#### WHAT IS NEEDED
Extract the first line of the entries below and every line after it up to the one containing "width=137.7pt, minimum height=239.3pt]", both kept. Pictures are excluded.

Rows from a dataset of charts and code
+++
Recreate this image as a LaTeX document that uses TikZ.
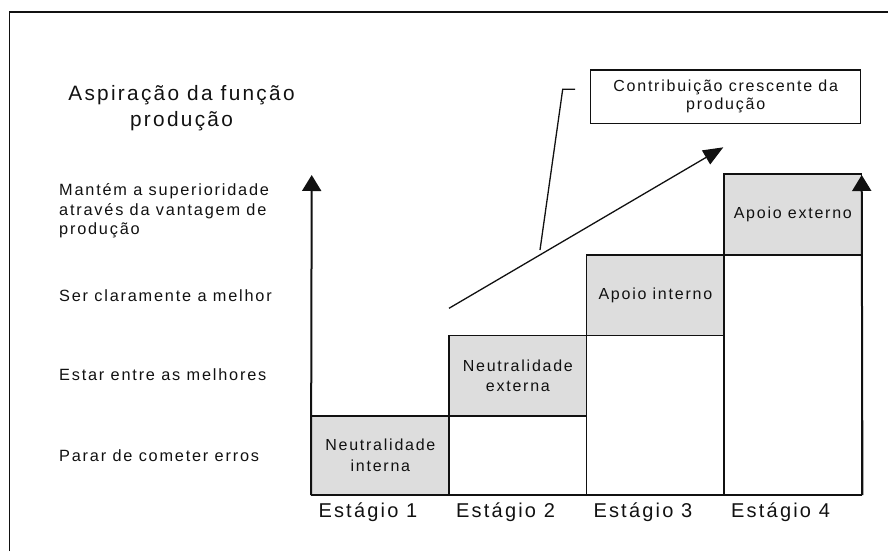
\documentclass[tikz,border=0pt]{standalone}
\usepackage{fontspec}
\setmainfont{Liberation Sans}[LetterSpace=11]
\usetikzlibrary{arrows.meta}
\definecolor{stepgray}{HTML}{DDDDDD}
\definecolor{inkc}{HTML}{111111}
\begin{document}
\begin{tikzpicture}[x=1pt,y=-1pt,
  lbl/.style={inner sep=0pt, text=inkc, font=\fontsize{16.3}{19.5}\selectfont},
  biglbl/.style={inner sep=0pt, text=inkc, font=\fontsize{20.8}{24}\selectfont},
  stagelbl/.style={inner sep=0pt, text=inkc, font=\fontsize{20}{24}\selectfont},
  stepbox/.style={draw=inkc, line width=1.4pt, inner sep=0pt, align=center, text=inkc,
    font=\fontsize{16}{20.5}\selectfont},
  graystep/.style={stepbox, fill=stepgray},
  axisline/.style={draw=inkc, line width=2pt, -{Triangle[length=16pt,width=19pt]}},
  thinline/.style={draw=inkc, line width=1.3pt},
  arrowline/.style={draw=inkc, line width=1.3pt, -{Triangle[length=20pt,width=16pt]}}
]
\useasboundingbox (0,0) rectangle (888,551);
% frame
\coordinate (fb) at (9.5,551);
\coordinate (fc) at (9.5,12);
\coordinate (fr) at (888,12);
\draw[thinline] (fb) -- (fc) -- (fr);

% title
\node[biglbl, anchor=base] (t1) at (181.5,100) {Aspiração da função};
\node[biglbl, anchor=base] (t2) at (181.5,126) {produção};

% left labels
\node[lbl, anchor=base west] (a1) at (59,195.5) {Mantém a superioridade};
\node[lbl, anchor=base west] (a2) at (59,215) {através da vantagem de};
\node[lbl, anchor=base west] (a3) at (59,234.5) {produção};
\node[lbl, anchor=base west] (b1) at (59,301.7) {Ser claramente a melhor};
\node[lbl, anchor=base west] (c1) at (59,380) {Estar entre as melhores};
\node[lbl, anchor=base west] (d1) at (59,461) {Parar de cometer erros};

% white lower boxes
\node[stepbox, minimum width=137.7pt, minimum height=78.3pt] (w2) at (517.85,455.15) {};
\node[stepbox, minimum width=137.3pt, minimum height=159pt] (w3) at (655.35,414.8) {};
\node[stepbox, minimum width=137.7pt, minimum height=239.3pt] (w4) at (792.85,374.65) {};

% gray boxes
\node[graystep, minimum width=137.3pt, minimum height=78.3pt] (g1) at (380.35,455.15) {Neutralidade\\interna};
\node[graystep, minimum width=137.7pt, minimum height=80.7pt] (g2) at (517.85,375.65) {Neutralidade\\externa};
\node[graystep, minimum width=137.3pt, minimum height=80.3pt] (g3) at (655.35,295.15) {Apoio interno};
\node[graystep, minimum width=137.7pt, minimum height=81pt] (g4) at (792.85,214.5) {Apoio externo};

% axes and base line
\coordinate (ltop) at (311.7,175);
\coordinate (rtop) at (861.7,175);
\draw[draw=inkc, line width=2pt] (g1.south west) -- (w4.south east);
\draw[axisline] (g1.south west) -- (ltop);
\draw[axisline] (w4.south east) -- (rtop);

% stage labels
\node[stagelbl, anchor=base west] (s1) at (318.3,517.3) {Estágio 1};
\node[stagelbl, anchor=base west] (s2) at (456,517.3) {Estágio 2};
\node[stagelbl, anchor=base west] (s3) at (593.3,517.3) {Estágio 3};
\node[stagelbl, anchor=base west] (s4) at (731,517.3) {Estágio 4};

% rising arrow
\coordinate (ds) at (449,308.3);
\coordinate (de) at (723.3,147.3);
\draw[arrowline] (ds) -- (de);

% callout
\node[draw=inkc, line width=1.3pt, minimum width=270pt, minimum height=53.3pt, inner sep=0pt,
  align=center, text=inkc, font=\fontsize{16}{18.3}\selectfont] (call) at (725.7,96.7)
  {Contribuição crescente da\\produção};
\coordinate (lk) at (575,89.3);
\coordinate (lb) at (562.7,89.3);
\coordinate (le) at (540,250);
\draw[thinline] (lk) -- (lb) -- (le);
\end{tikzpicture}
\end{document}
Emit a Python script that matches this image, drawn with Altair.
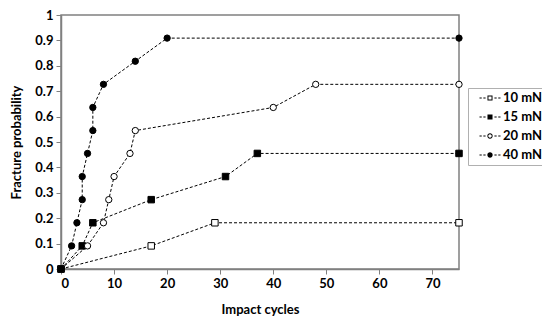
+++
#### RESULT OF THE EXERCISE
Recreate this image as a LaTeX document that uses TikZ.
\documentclass[tikz,border=0pt]{standalone}
\usepackage{fontspec}
\setmainfont{Liberation Sans}[LetterSpace=11]
\usetikzlibrary{arrows.meta}
\definecolor{stepgray}{HTML}{DDDDDD}
\definecolor{inkc}{HTML}{111111}
\begin{document}
\begin{tikzpicture}[x=1pt,y=-1pt,
  lbl/.style={inner sep=0pt, text=inkc, font=\fontsize{16.3}{19.5}\selectfont},
  biglbl/.style={inner sep=0pt, text=inkc, font=\fontsize{20.8}{24}\selectfont},
  stagelbl/.style={inner sep=0pt, text=inkc, font=\fontsize{20}{24}\selectfont},
  stepbox/.style={draw=inkc, line width=1.4pt, inner sep=0pt, align=center, text=inkc,
    font=\fontsize{16}{20.5}\selectfont},
  graystep/.style={stepbox, fill=stepgray},
  axisline/.style={draw=inkc, line width=2pt, -{Triangle[length=16pt,width=19pt]}},
  thinline/.style={draw=inkc, line width=1.3pt},
  arrowline/.style={draw=inkc, line width=1.3pt, -{Triangle[length=20pt,width=16pt]}}
]
\useasboundingbox (0,0) rectangle (888,551);
% frame
\coordinate (fb) at (9.5,551);
\coordinate (fc) at (9.5,12);
\coordinate (fr) at (888,12);
\draw[thinline] (fb) -- (fc) -- (fr);

% title
\node[biglbl, anchor=base] (t1) at (181.5,100) {Aspiração da função};
\node[biglbl, anchor=base] (t2) at (181.5,126) {produção};

% left labels
\node[lbl, anchor=base west] (a1) at (59,195.5) {Mantém a superioridade};
\node[lbl, anchor=base west] (a2) at (59,215) {através da vantagem de};
\node[lbl, anchor=base west] (a3) at (59,234.5) {produção};
\node[lbl, anchor=base west] (b1) at (59,301.7) {Ser claramente a melhor};
\node[lbl, anchor=base west] (c1) at (59,380) {Estar entre as melhores};
\node[lbl, anchor=base west] (d1) at (59,461) {Parar de cometer erros};

% white lower boxes
\node[stepbox, minimum width=137.7pt, minimum height=78.3pt] (w2) at (517.85,455.15) {};
\node[stepbox, minimum width=137.3pt, minimum height=159pt] (w3) at (655.35,414.8) {};
\node[stepbox, minimum width=137.7pt, minimum height=239.3pt] (w4) at (792.85,374.65) {};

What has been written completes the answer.